→ **GIVEN EXERCISE**: Copy, exactly as written, the lines that begin at the one containing "Write the TikZ code for this diagram." and end at the one containing "(18,876) rectangle (1275,906);". Skip any pictures in the data below.

→ **ENTRIES**:
···

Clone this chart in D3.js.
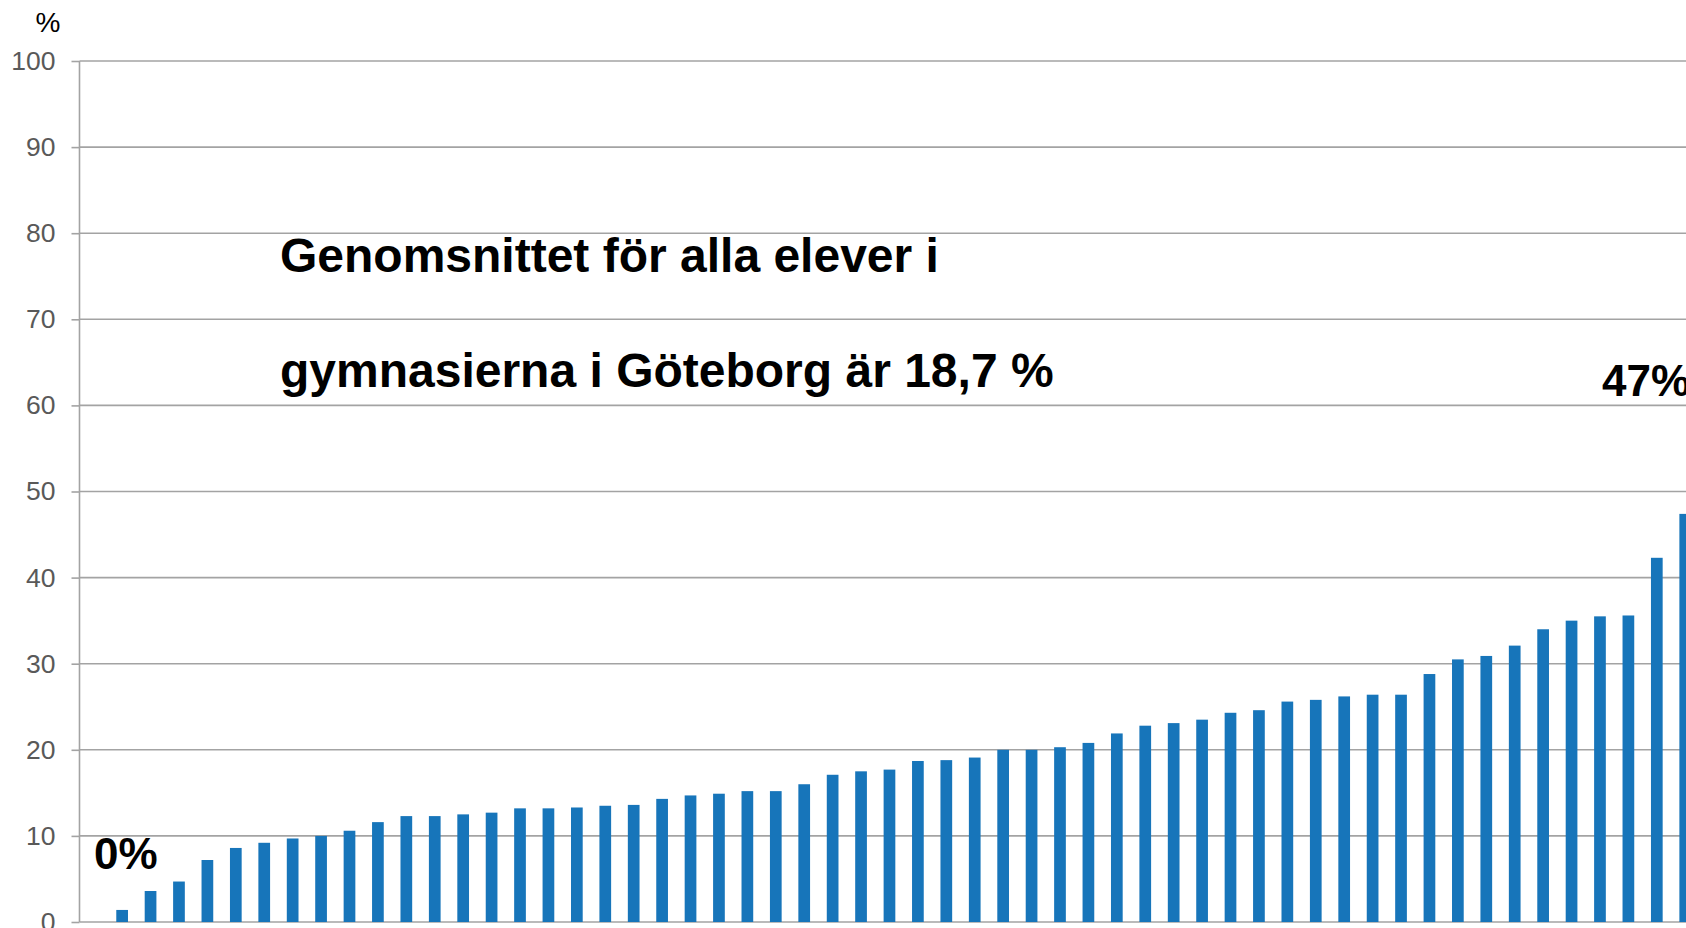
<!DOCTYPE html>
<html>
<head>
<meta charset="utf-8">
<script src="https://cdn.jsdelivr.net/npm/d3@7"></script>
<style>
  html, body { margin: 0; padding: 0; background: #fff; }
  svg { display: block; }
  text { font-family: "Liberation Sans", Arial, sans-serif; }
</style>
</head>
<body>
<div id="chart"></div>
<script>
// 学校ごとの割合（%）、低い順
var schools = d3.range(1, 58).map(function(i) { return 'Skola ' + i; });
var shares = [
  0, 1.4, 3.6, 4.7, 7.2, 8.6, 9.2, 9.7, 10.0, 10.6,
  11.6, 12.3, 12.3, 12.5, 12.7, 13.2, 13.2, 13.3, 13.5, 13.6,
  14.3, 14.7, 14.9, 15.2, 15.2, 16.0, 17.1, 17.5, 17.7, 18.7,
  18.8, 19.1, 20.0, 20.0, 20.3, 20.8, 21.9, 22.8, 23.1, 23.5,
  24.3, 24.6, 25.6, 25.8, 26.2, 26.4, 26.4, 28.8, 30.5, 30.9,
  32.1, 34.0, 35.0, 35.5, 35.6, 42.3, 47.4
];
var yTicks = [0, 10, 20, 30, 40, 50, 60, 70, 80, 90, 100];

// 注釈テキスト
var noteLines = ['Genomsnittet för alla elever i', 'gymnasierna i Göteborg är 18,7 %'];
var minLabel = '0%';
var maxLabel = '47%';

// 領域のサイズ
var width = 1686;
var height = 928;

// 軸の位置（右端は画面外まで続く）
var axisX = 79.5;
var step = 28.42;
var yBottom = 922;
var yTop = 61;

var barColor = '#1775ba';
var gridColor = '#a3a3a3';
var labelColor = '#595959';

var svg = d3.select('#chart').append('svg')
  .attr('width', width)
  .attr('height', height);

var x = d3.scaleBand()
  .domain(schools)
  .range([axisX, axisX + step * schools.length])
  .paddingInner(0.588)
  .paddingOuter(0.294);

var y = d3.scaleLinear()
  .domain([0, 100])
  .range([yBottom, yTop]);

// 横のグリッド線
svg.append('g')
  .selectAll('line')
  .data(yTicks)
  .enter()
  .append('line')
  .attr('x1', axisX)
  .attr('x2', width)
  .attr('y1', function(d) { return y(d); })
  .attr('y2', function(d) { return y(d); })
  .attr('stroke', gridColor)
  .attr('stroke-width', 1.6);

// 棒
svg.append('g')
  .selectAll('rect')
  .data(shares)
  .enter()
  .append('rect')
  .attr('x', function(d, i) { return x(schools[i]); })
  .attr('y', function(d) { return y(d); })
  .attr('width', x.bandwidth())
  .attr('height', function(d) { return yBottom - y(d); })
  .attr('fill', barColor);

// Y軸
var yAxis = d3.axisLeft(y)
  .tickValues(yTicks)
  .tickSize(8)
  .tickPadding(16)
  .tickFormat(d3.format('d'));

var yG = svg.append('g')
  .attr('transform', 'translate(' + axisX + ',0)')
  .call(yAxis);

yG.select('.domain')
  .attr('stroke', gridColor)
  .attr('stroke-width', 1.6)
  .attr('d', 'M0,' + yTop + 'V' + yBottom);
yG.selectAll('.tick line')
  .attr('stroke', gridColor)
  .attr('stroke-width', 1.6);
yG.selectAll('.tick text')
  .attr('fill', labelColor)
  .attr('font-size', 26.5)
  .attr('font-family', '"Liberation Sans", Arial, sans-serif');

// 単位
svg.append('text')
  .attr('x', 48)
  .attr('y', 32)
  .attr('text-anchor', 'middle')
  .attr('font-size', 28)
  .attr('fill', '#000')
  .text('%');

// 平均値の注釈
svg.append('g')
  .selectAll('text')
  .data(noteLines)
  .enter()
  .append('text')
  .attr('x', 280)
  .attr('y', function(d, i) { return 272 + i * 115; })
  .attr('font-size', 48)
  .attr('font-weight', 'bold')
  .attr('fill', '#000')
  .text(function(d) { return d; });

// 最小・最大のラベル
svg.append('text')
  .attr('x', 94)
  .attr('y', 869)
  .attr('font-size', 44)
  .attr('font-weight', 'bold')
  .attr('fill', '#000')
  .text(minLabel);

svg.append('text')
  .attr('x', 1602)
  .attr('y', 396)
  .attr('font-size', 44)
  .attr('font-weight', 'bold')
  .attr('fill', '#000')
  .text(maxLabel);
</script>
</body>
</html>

···

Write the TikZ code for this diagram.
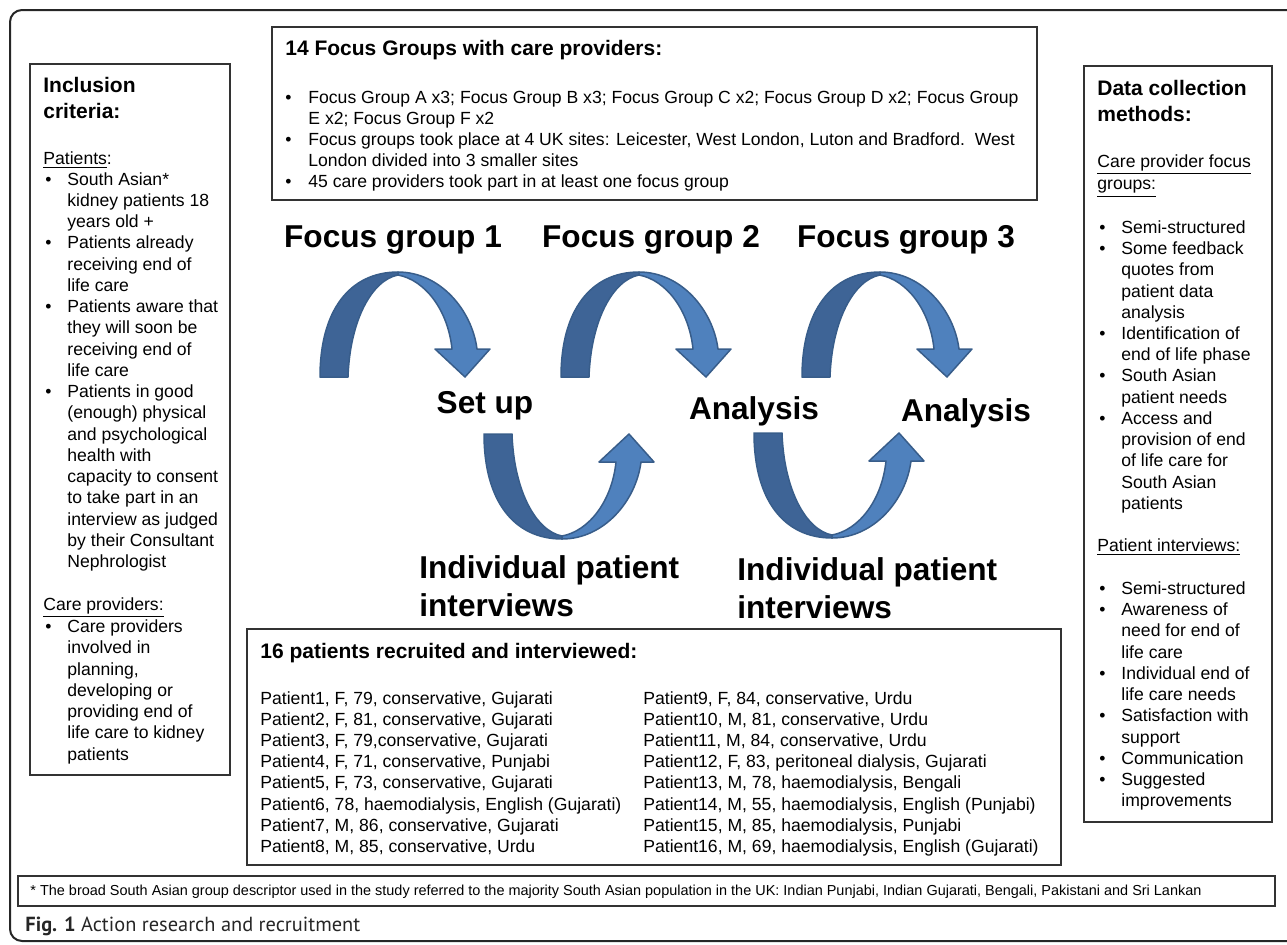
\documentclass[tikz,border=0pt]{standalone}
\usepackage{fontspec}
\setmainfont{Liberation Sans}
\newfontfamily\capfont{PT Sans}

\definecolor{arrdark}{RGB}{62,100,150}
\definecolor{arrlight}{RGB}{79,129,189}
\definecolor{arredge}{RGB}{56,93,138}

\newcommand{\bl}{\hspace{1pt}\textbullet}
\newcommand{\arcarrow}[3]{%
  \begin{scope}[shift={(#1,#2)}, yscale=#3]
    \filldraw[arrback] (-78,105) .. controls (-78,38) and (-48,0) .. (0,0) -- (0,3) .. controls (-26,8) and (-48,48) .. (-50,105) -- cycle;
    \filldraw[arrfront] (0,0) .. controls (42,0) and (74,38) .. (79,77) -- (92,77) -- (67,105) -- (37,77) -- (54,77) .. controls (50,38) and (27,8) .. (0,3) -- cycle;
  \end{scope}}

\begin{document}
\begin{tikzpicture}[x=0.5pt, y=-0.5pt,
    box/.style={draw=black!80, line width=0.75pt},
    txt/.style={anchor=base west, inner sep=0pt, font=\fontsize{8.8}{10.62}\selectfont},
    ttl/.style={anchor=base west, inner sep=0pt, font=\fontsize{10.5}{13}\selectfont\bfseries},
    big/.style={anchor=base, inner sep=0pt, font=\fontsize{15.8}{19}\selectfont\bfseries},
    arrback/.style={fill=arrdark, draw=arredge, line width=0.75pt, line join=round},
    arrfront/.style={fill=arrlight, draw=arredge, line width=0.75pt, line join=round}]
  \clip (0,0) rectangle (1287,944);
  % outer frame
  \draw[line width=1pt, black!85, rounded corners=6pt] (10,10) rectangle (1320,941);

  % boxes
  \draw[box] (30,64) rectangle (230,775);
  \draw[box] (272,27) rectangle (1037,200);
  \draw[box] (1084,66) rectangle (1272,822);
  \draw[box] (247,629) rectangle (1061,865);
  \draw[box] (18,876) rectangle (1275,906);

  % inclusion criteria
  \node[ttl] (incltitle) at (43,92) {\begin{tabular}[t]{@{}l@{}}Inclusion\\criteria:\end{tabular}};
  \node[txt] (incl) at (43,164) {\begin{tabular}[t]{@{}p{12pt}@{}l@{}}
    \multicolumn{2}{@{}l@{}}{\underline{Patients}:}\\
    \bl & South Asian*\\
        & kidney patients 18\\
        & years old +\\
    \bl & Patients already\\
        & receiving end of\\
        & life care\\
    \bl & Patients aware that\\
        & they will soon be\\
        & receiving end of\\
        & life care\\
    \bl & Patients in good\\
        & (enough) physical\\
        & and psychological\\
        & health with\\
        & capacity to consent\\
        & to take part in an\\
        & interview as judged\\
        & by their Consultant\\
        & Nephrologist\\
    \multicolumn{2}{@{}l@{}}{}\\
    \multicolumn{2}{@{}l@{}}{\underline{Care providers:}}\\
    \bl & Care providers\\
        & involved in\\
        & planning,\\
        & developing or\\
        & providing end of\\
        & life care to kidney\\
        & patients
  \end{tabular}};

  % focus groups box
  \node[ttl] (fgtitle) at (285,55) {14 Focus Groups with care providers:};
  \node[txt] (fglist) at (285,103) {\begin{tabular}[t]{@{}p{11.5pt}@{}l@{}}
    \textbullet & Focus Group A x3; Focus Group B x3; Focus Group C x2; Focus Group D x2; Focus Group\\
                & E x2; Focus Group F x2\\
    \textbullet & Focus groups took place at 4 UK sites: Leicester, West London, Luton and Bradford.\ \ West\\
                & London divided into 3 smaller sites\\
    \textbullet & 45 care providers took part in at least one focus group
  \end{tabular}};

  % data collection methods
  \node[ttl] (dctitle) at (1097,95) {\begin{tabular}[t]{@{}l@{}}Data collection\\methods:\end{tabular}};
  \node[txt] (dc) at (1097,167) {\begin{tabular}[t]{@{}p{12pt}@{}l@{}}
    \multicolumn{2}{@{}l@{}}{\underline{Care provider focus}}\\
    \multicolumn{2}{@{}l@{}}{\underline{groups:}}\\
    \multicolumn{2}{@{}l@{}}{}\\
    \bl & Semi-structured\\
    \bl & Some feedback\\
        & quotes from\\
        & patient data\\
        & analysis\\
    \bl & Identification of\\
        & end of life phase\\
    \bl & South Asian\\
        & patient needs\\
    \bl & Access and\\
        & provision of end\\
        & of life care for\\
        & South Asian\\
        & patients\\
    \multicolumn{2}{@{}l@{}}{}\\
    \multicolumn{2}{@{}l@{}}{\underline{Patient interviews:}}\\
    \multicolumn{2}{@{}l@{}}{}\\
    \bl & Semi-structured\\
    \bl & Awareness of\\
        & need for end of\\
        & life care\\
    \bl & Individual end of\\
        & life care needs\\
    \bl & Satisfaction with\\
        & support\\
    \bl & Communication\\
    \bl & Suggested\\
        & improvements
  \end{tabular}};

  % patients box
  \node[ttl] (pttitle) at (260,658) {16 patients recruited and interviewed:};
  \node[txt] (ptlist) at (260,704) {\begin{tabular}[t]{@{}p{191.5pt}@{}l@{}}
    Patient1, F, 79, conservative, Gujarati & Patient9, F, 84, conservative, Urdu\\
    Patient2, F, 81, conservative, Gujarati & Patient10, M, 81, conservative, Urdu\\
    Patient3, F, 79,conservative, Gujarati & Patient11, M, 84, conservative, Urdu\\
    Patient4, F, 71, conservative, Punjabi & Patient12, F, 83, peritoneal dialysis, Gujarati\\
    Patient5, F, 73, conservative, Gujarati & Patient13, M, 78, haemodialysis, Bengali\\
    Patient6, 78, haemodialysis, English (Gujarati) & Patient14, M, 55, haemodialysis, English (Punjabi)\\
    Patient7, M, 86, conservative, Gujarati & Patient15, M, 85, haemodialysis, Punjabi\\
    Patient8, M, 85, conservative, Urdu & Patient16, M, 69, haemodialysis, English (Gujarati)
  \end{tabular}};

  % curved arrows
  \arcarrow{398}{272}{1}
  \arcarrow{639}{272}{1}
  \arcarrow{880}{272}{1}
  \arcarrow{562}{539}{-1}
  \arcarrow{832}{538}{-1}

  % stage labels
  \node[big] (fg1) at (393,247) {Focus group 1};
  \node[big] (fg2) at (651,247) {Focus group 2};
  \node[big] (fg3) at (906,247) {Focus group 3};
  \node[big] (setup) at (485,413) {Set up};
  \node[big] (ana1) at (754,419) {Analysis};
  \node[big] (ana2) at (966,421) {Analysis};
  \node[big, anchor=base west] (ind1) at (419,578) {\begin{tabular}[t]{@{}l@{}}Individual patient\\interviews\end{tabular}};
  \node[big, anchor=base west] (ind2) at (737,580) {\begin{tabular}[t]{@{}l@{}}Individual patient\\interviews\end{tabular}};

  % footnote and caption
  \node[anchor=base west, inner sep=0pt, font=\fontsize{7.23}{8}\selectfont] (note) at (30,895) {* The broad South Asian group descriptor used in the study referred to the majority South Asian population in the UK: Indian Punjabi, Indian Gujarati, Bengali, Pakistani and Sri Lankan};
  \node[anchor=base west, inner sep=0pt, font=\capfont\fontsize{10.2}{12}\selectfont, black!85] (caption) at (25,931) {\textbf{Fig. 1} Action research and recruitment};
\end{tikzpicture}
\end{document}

···

→ **ANSWER FOR THIS EXERCISE**:
Write the TikZ code for this diagram.
\documentclass[tikz,border=0pt]{standalone}
\usepackage{fontspec}
\setmainfont{Liberation Sans}
\newfontfamily\capfont{PT Sans}

\definecolor{arrdark}{RGB}{62,100,150}
\definecolor{arrlight}{RGB}{79,129,189}
\definecolor{arredge}{RGB}{56,93,138}

\newcommand{\bl}{\hspace{1pt}\textbullet}
\newcommand{\arcarrow}[3]{%
  \begin{scope}[shift={(#1,#2)}, yscale=#3]
    \filldraw[arrback] (-78,105) .. controls (-78,38) and (-48,0) .. (0,0) -- (0,3) .. controls (-26,8) and (-48,48) .. (-50,105) -- cycle;
    \filldraw[arrfront] (0,0) .. controls (42,0) and (74,38) .. (79,77) -- (92,77) -- (67,105) -- (37,77) -- (54,77) .. controls (50,38) and (27,8) .. (0,3) -- cycle;
  \end{scope}}

\begin{document}
\begin{tikzpicture}[x=0.5pt, y=-0.5pt,
    box/.style={draw=black!80, line width=0.75pt},
    txt/.style={anchor=base west, inner sep=0pt, font=\fontsize{8.8}{10.62}\selectfont},
    ttl/.style={anchor=base west, inner sep=0pt, font=\fontsize{10.5}{13}\selectfont\bfseries},
    big/.style={anchor=base, inner sep=0pt, font=\fontsize{15.8}{19}\selectfont\bfseries},
    arrback/.style={fill=arrdark, draw=arredge, line width=0.75pt, line join=round},
    arrfront/.style={fill=arrlight, draw=arredge, line width=0.75pt, line join=round}]
  \clip (0,0) rectangle (1287,944);
  % outer frame
  \draw[line width=1pt, black!85, rounded corners=6pt] (10,10) rectangle (1320,941);

  % boxes
  \draw[box] (30,64) rectangle (230,775);
  \draw[box] (272,27) rectangle (1037,200);
  \draw[box] (1084,66) rectangle (1272,822);
  \draw[box] (247,629) rectangle (1061,865);
  \draw[box] (18,876) rectangle (1275,906);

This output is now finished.